Concert: A Requiem Mass for Charlemagne


28 January 2014, King's College London Chapel

This concert was performed by members of the King's College London Choir, under the direction of the late lamented Dr David Trendell. We are immensely grateful to David for choosing the music and organising the concert with his customary generosity and good humour.

DT: The first two pieces we’ll be singing are from the plainsong proper of the mass for the dead: the introit, and then the gradual. The introit is a fairly short and fairly straightforward bit of chant; the gradual is more complex and longer, with some of the melisma I talked about earlier, particularly on the last syllables of phrases.

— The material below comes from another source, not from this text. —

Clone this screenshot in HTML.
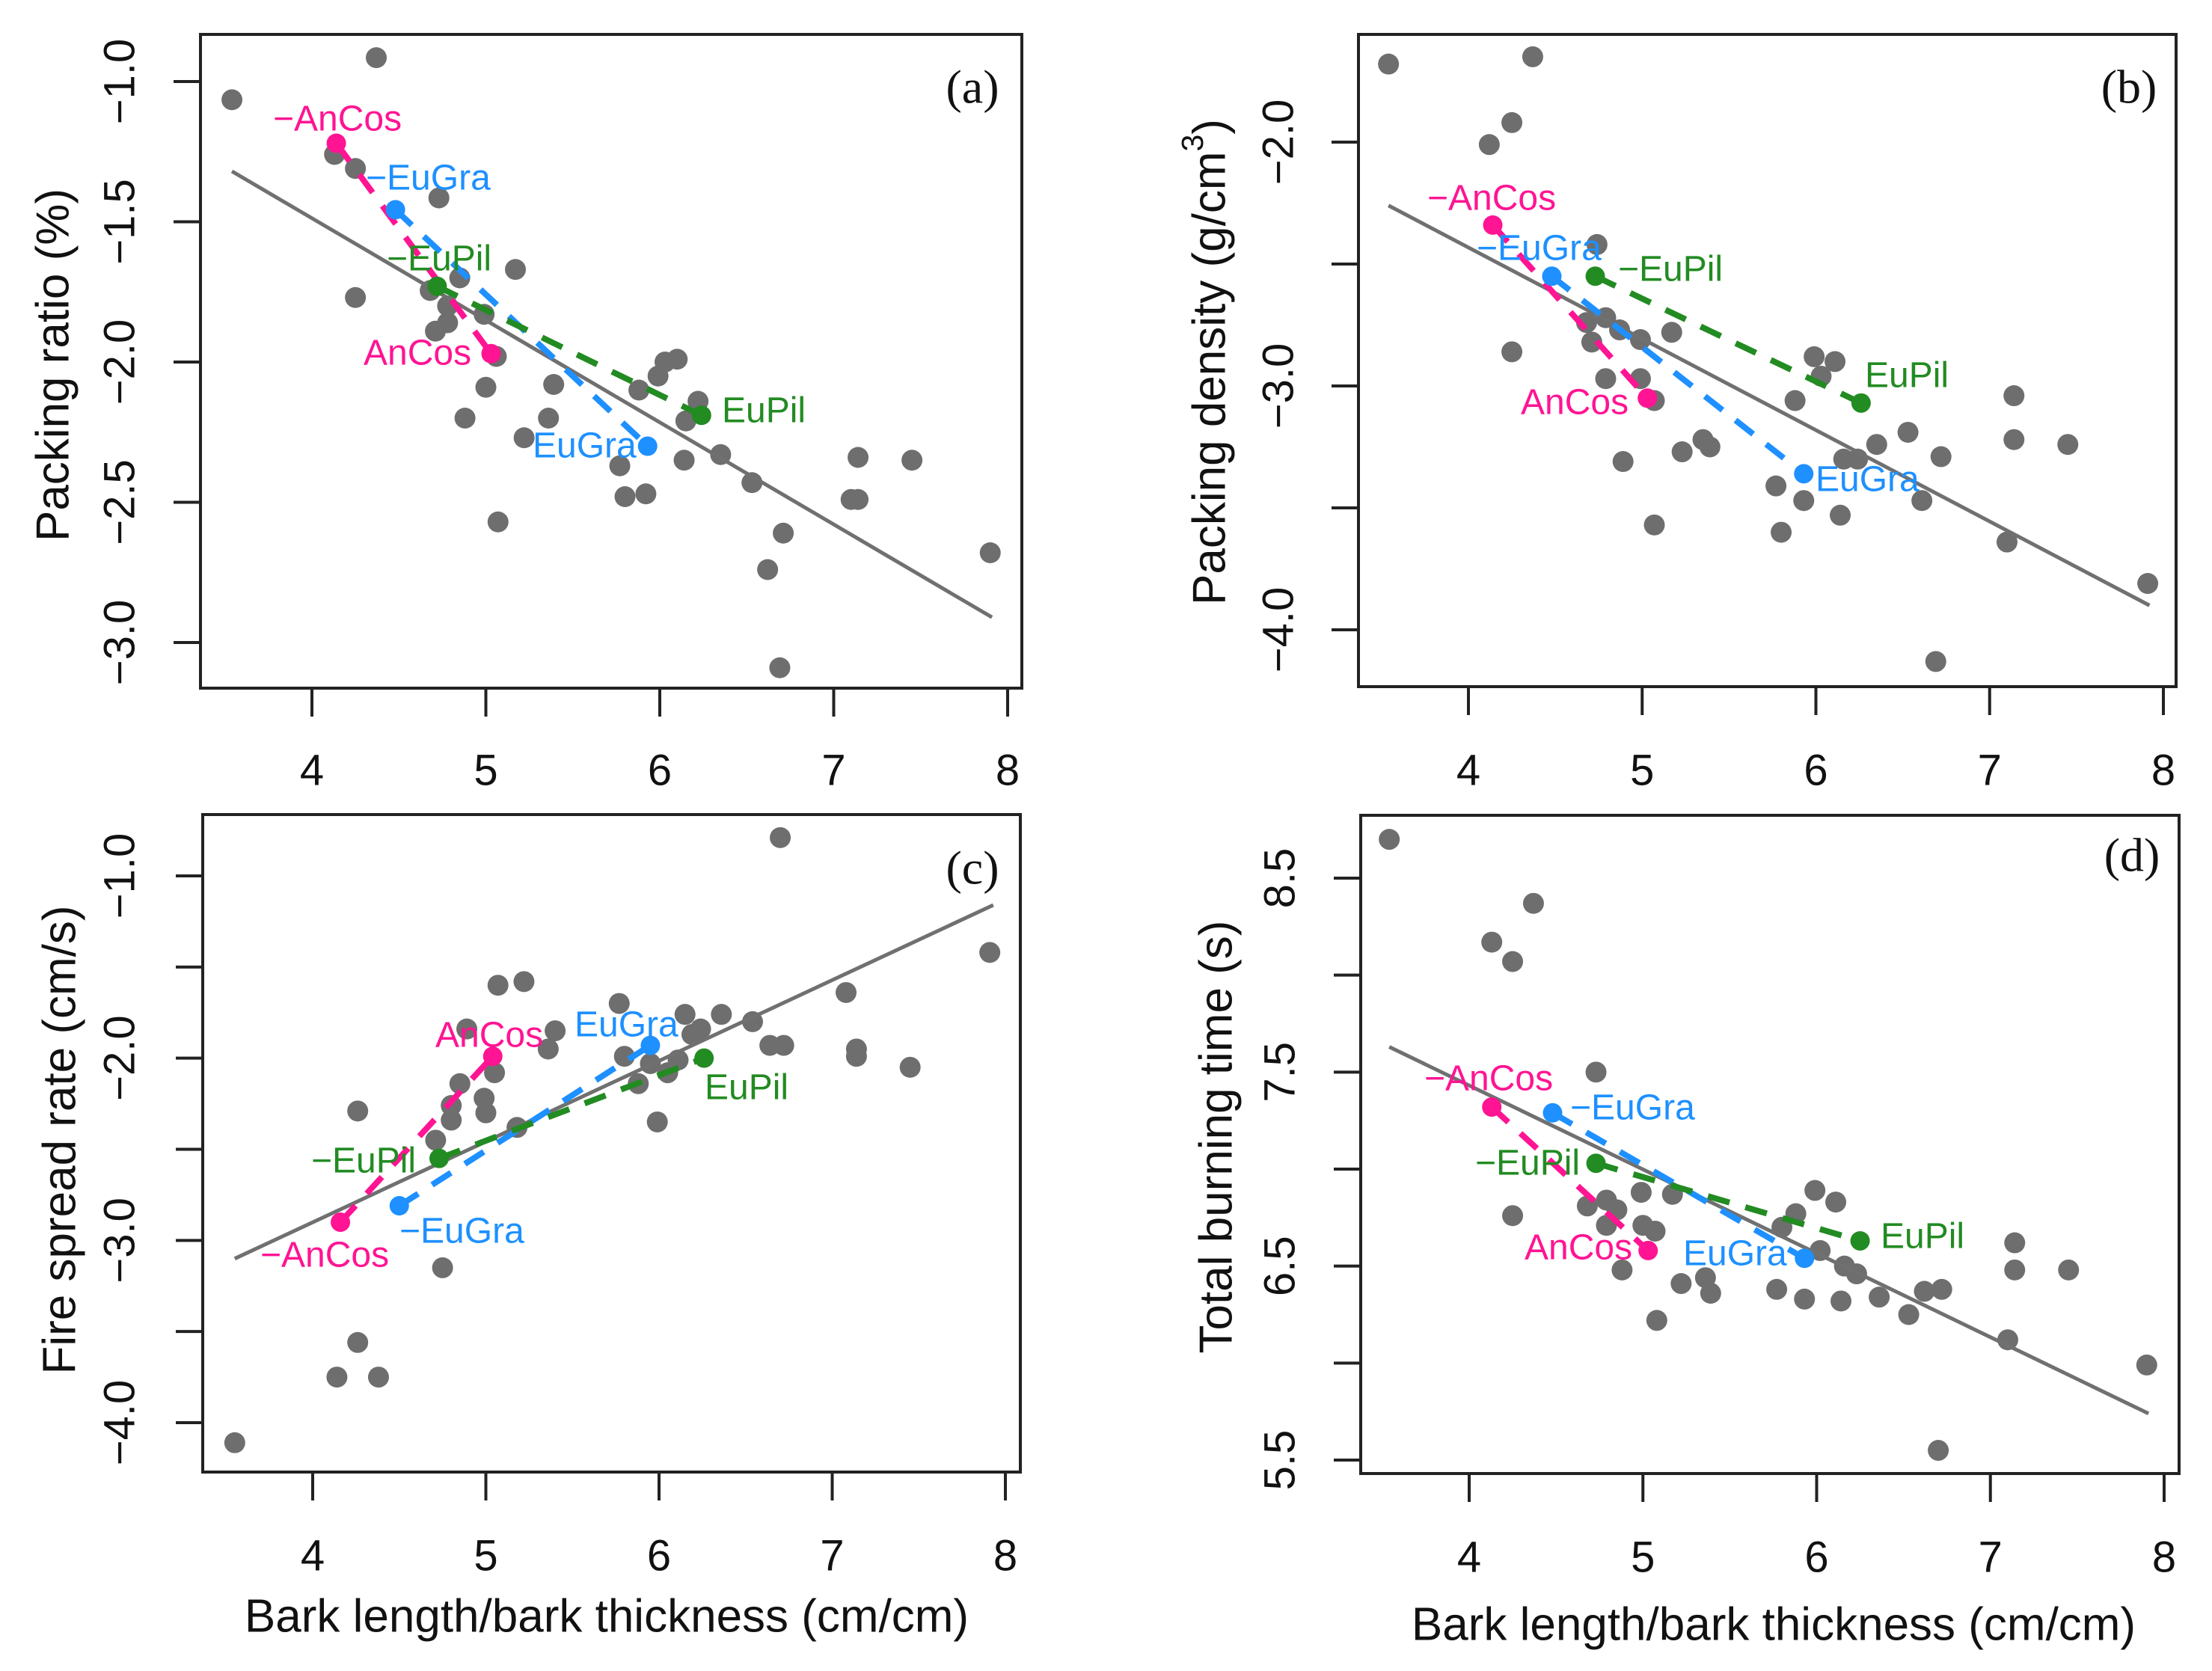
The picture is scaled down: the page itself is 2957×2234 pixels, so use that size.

We depart from the requiem mass for the next three pieces. The first is an Alleluia: ‘Alleluia excita domine potentiam’. This, again, shows a highly melismatic chant, so lots of notes on one syllable. And then we will sing an early example of a sequence, which is basically a text added by Notker based on this Alleluia chant – it’s not exactly on the chant but it’s very close to the Alleluia chant. And then finally we’ll sing a later sequence, again by Notker, and this became the more common form, whereby one line is sung first by one pars, one set of singers, and the next line is sung to the same music by the second group of singers. And this formed the basis of what was to become an extremely opulent, very important form of the sequence through the middle ages. First of all, the Alleluia.

We return now to the requiem mass. We’ll start with the Offertory, which is one of the most complicated chants of the service, then followed by the Sanctus (which is in a very simple style compared to some of the chants, such as the gradual, which we heard earlier), and then followed by the Agnus Dei, a simple and communion chant, ‘Lux aeterna’.

The requiem mass ends with one of the most beautiful chants in the whole requiem – so we finish this little concert with the final chant, the ‘In Paradisum Deducant Te Angeli’.